La dignité comme fondement d’une citoyenneté vivante
Au-delà des infrastructures, la dignité touche à l’essence même du lien entre l’individu et la communauté nationale. Elle suppose la reconnaissance de chaque citoyen, quels que soient son âge, son milieu social ou ses orientations politiques. La fierté et le sentiment d’appartenance se construisent sur une double base : l’histoire et le patrimoine qui fondent la mémoire collective, et la valorisation de l’individu dans toutes ses dimensions.
C’est en conjuguant enracinement et ouverture que la citoyenneté peut être vécue pleinement, comme une source d’épanouissement et de cohésion.
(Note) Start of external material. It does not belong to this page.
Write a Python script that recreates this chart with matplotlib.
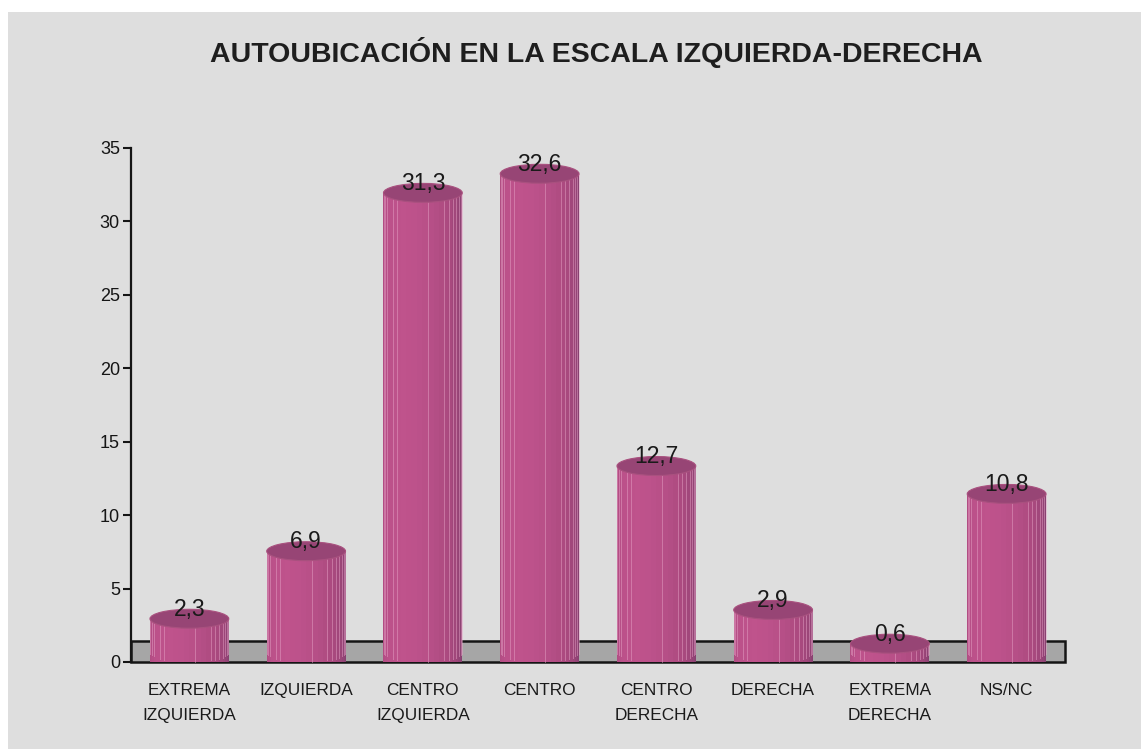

Le message porté par le Président Saïed va donc au-delà du simple réaménagement urbain. Il s’agit d’une ambition plus vaste, celle de restaurer à la fois la beauté de la ville et la dignité du citoyen, afin que l’espace public devienne le reflet d’une Tunisie réconciliée avec elle-même et pleinement tournée vers l’avenir.
Réaménager les places et redonner éclat aux espaces communs ne consistent pas seulement à redessiner la ville. C’est une manière d’offrir aux Tunisiens fierté et confiance. L’espace public devient alors le miroir d’un pays qui choisit pas à pas de marcher vers un avenir plus digne et plus lumineux.